- Born: c. 1910–1912 Sur, Oman
- Died: 1979 Sur, Oman
- Occupations: Singer, instrumentalist

= Salim Rashid Suri =

Salim Rashid Suri (سالم راشد الصوري; between 1910 and 1912, Sur, Oman – 1979, Sur, Oman) was a 20th-century ṣawt singer and oud player from Oman. He is particularly associated with the ṣawt genre called Ṣawt al-Khaleej ("Voice of the Gulf").

==Career and personal life==
As a teenager, Suri worked on sailing ships plying the Persian Gulf and Indian Ocean. He first started as a maidan singer; he learned ṣawt by listening to phonograph records of performances by Abdullatif al-Kuwaiti. Continuing to travel widely, he became known as "The Singing Sailor".

Suri's family was conservative and did not approve of his musical inclinations; his brother even threatened to shoot him if he did not give up singing. He consequently moved to Mumbai where he worked first as a boilerman, then as a mercantile broker and translator in the trade between Arab and Indian merchants. During this time, Suri continued to practice and perfect his musical art, integrating Indian influences into his music – some of his lyrics were in Urdu as well as his native Arabic, helping him secure a steady sale of his records (he recorded twelve 78-rpm shellac gramophone records in the early 1930s) to an Indian as well as an Arabic audience.

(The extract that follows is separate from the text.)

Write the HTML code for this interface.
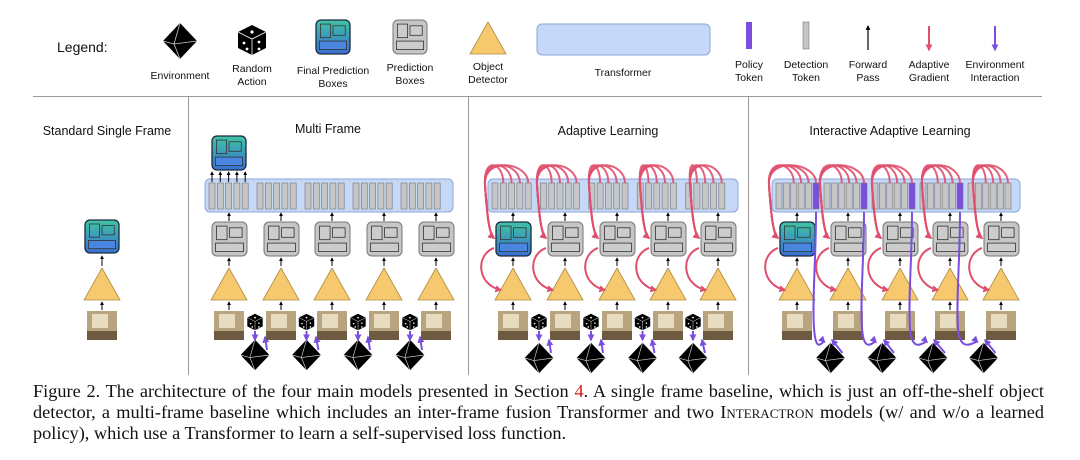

In 1943, Salim Rashid Suri married an Indian woman and, in the late 1940s, he and his wife relocated to Bahrain where he enjoyed success as a performer and set up his own record label and recorded other musicians. He continued to be a leading creator and exponent of the Ṣawt al-Khaleej ("Voice of the Gulf") variety of ṣawt. However, the advent of vinyl records ruined his record business and he returned to Oman in 1971 where the Sultan made him a consultant for cultural affairs. He died in 1979, considered by then a beloved cultural treasure of Oman.